The SAFE DATA Act preempts state privacy and data security laws that purport to regulate entities covered by the federal law. It does not preempt state data breach notification laws. The law would also expand the FTC’s jurisdictional and enforcement authorities and require it to adopt privacy regulations and establish a data broker registry.
What should lead generators do?
In the modern era where data is a business’s most valuable commodity, consumers are demanding greater control over the personal information they provide (knowingly and unwittingly). As pressure grows on legislators, regulators, and businesses to protect personal information and provide consumer choice, the lead generation industry will be called upon to respond.
As of today, lead generators should be taking a close look at their privacy policies and ensuring they have procedures in place to comply with CCPA’s numerous requirements. They should also analyze whether they meet the varying definitions of a data broker and take appropriate action if they do. If a lead generator acquires data from a third party, it should conduct due diligence on that third party and its data collection practices to establish a reasonable basis for believing that they are collecting and sharing data in a compliant manner. Likewise, businesses that rely on lead generators should conduct their own due diligence on their lead generation partners.
Lead generators also need to begin future-proofing their operations now by making smart investments in privacy-by-design to be ready when the next set of privacy regulations comes down or the next tech company implements a new privacy feature. One can reasonably anticipate what privacy regulation in the U.S. will look like in the future by looking to present privacy regulations such as CCPA, GDPR, and in other countries such as Canada, Australia, Brazil, and South Africa.
Businesses will need to be nimble and structure their systems to apply different sets of rules based on the data subject’s location or else prepare for the effect of applying the most restrictive rules across the board. This will require investment in data structuring, privacy management tools, and systems for automating responses to consumer requests. Privacy will need to be at the forefront of future planning.

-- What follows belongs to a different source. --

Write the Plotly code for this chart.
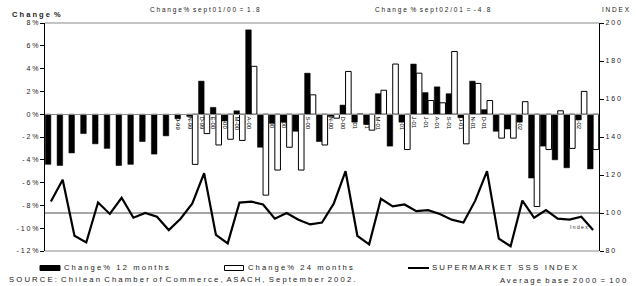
import plotly.graph_objects as go

# ---------------- data ----------------
months = ["N-98", "D-98",
          "E-99", "F-99", "M-99", "A-99", "M-99", "J-99", "J-99", "A-99", "S-99", "O-99", "N-99", "D-99",
          "E-00", "F-00", "M-00", "A-00", "M-00", "J-00", "J-00", "A-00", "S-00", "O-00", "N-00", "D-00",
          "E-01", "F-01", "M-01", "A-01", "M-01", "J-01", "J-01", "A-01", "S-01", "O-01", "N-01", "D-01",
          "E-02", "F-02", "M-02", "A-02", "M-02", "J-02", "J-02", "A-02", "S-02"]

change12 = [-4.4, -4.5, -3.4, -1.7, -2.6, -3.0, -4.5, -4.4, -2.4, -3.5, -1.9, -0.4, -0.2, 2.9,
            0.6, -0.6, 0.3, 7.4, -2.9, -0.8, -0.7, -1.5, 3.6, -2.4, -0.2, 0.8,
            -0.7, -0.9, 1.8, -2.8, -0.7, 4.4, 1.9, 2.4, 1.8, -0.3, 2.9, 0.4,
            -1.5, -1.3, -0.7, -5.6, -2.8, -4.0, -4.7, -0.5, -4.8]

change24 = [None, None, None, None, None, None, None, None, None, None, None, None, -4.4, -1.7,
            -2.7, -2.2, -2.3, 4.2, -7.1, -4.9, -2.9, -4.9, 1.7, -2.7, -0.35, 3.75,
            0.0, -1.4, 2.1, 4.4, -3.1, 3.6, 1.2, 1.0, 5.5, -2.6, 2.7, 1.2,
            -2.1, -2.1, 1.1, -8.1, -3.1, 0.3, -3.0, 2.0, -3.1]

sss_index = [106, 117.5, 88, 84.5, 105.5, 99.5, 108, 97.5, 100, 98, 91, 97, 105, 121,
             88.5, 84, 105.5, 106, 104.5, 97, 100, 96.5, 94, 95, 105, 122,
             88, 83.5, 107.5, 103.5, 104.5, 101, 101.5, 99.5, 96.5, 95, 106.5, 122,
             86.5, 82.5, 106.5, 97.5, 101.5, 97, 96.5, 98, 91]

left_ticks = [8, 6, 4, 2, 0, -2, -4, -6, -8, -10, -12]
left_tick_labels = ["8 %", "6 %", "4 %", "2 %", "0 %", "- 2 %", "- 4 %", "- 6 %", "- 8 %", "- 1 0 %", "- 1 2 %"]
right_ticks = [200, 180, 160, 140, 120, 100, 80]
right_tick_labels = ["2 0 0", "1 8 0", "1 6 0", "1 4 0", "1 2 0", "1 0 0", "8 0"]
base_level = 100

# ---------------- layout helpers ----------------
L, R, T, B = 45, 599, 23, 251
W, H = 636, 286


def px(x):
    return (x - L) / (R - L)


def py(y):
    return (B - y) / (B - T)


TXT = "#1a1a1a"
FONT = "Liberation Sans, Arial, sans-serif"
xs = list(range(len(months)))
LABEL_SHIFT = -0.22  # category labels sit slightly left of the group centre

fig = go.Figure()
fig.add_trace(go.Bar(x=xs, y=change12, name="Change% 12 months",
                     marker=dict(color="black", line=dict(color="black", width=0.5)),
                     yaxis="y", showlegend=False))
fig.add_trace(go.Bar(x=xs, y=change24, name="Change% 24 months",
                     marker=dict(color="white", line=dict(color="black", width=1)),
                     yaxis="y", showlegend=False))
fig.add_trace(go.Scatter(x=xs, y=sss_index, name="SUPERMARKET SSS INDEX", mode="lines",
                         line=dict(color="black", width=2.2), yaxis="y2", showlegend=False))

shapes = [
    # frame top / bottom
    dict(type="line", xref="paper", yref="paper", x0=0, x1=1, y0=1, y1=1,
         line=dict(color="#8a8a8a", width=1.2)),
    dict(type="line", xref="paper", yref="paper", x0=0, x1=1, y0=0, y1=0,
         line=dict(color="#8a8a8a", width=1.2)),
    # base 100 line
    dict(type="line", xref="paper", yref="y2", x0=0, x1=1, y0=base_level, y1=base_level,
         line=dict(color="#8a8a8a", width=1.5), layer="below"),
    # legend symbols
    dict(type="rect", xref="paper", yref="paper", x0=px(40), x1=px(60), y0=py(270.5), y1=py(265.5),
         fillcolor="black", line=dict(color="black", width=1)),
    dict(type="rect", xref="paper", yref="paper", x0=px(224.5), x1=px(243.5), y0=py(270.5), y1=py(265.5),
         fillcolor="white", line=dict(color="black", width=1)),
    dict(type="line", xref="paper", yref="paper", x0=px(408), x1=px(429), y0=py(268), y1=py(268),
         line=dict(color="black", width=2)),
]


def ann(text, x, y, xanchor="left", size=7, bold=False):
    return dict(text=("<b>%s</b>" % text) if bold else text, xref="paper", yref="paper",
                x=px(x), y=py(y), xanchor=xanchor, yanchor="middle", showarrow=False,
                font=dict(size=size, color=TXT, family=FONT))


annotations = [
    ann("C h a n g e  %", 10, 14.5, size=7.5, bold=True),
    ann("C h a n g e %  s e p t 0 1 / 0 0  =  1 . 8", 205, 10, xanchor="center", size=6.5),
    ann("C h a n g e  %  s e p t 0 2 / 0 1  =  - 4 . 8", 433, 10, xanchor="center", size=6.5),
    ann("I N D E X", 616, 10, xanchor="center", size=6.5),
    ann("I n d e x", 579, 227, xanchor="center", size=5),
    ann("C h a n g e %   1 2   m o n t h s", 61.5, 267.5, size=7.6),
    ann("C h a n g e %   2 4   m o n t h s", 246, 267.5, size=7.6),
    ann("S U P E R M A R K E T   S S S   I N D E X", 430, 267.5, size=7.8),
    ann("S O U R C E :  C h i l e a n  C h a m b e r  o f  C o m m e r c e ,  A S A C H ,  S e p t e m b e r  2 0 0 2 .",
        7, 279.5, size=7.7),
    ann("A v e r a g e  b a s e  2 0 0 0  =  1 0 0", 628, 280, xanchor="right", size=7.7),
]

fig.update_layout(
    width=W, height=H,
    margin=dict(l=L, r=W - R, t=T, b=H - B, pad=0),
    paper_bgcolor="white", plot_bgcolor="white",
    barmode="group", bargap=0.05, bargroupgap=0,
    font=dict(family=FONT, size=7, color=TXT),
    xaxis=dict(range=[-0.5, len(months) - 0.5], tickmode="array",
               tickvals=[i + LABEL_SHIFT for i in xs], ticktext=months,
               tickangle=90, anchor="free", position=py(114.2), showline=True,
               linecolor="#8a8a8a", linewidth=1, ticks="", showgrid=False, zeroline=False,
               tickfont=dict(size=6, color="black"), layer="above traces"),
    yaxis=dict(range=[-12, 8], tickmode="array", tickvals=left_ticks, ticktext=left_tick_labels,
               ticks="outside", ticklen=4, tickcolor="black", showline=True, linecolor="black",
               linewidth=1, showgrid=False, zeroline=False, tickfont=dict(size=7, color=TXT)),
    yaxis2=dict(range=[80, 200], overlaying="y", side="right", tickmode="array",
                tickvals=right_ticks, ticktext=right_tick_labels, ticks="outside", ticklen=4,
                tickcolor="black", showline=True, linecolor="black", linewidth=1,
                showgrid=False, zeroline=False, tickfont=dict(size=7, color=TXT)),
    shapes=shapes,
    annotations=annotations,
)

fig.write_html("out.html")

Some view privacy regulations simply as a burden on businesses that collect, use, and share personal information, especially those businesses whose business is data. Certainly, there has been and will continue to be substantial costs associated with privacy compliance, but opportunities also exist for businesses that manage their operations in a compliant way to stand out from the pack and truly perform. Personal information gathered from the consumer who genuinely wants to provide it and is interested in the product/service is a lot more valuable than personal information harvested from unwitting individuals. Privacy regulations may begin to shift the value proposition from quantity to quality, and both consumers and the industry will be all the better for it.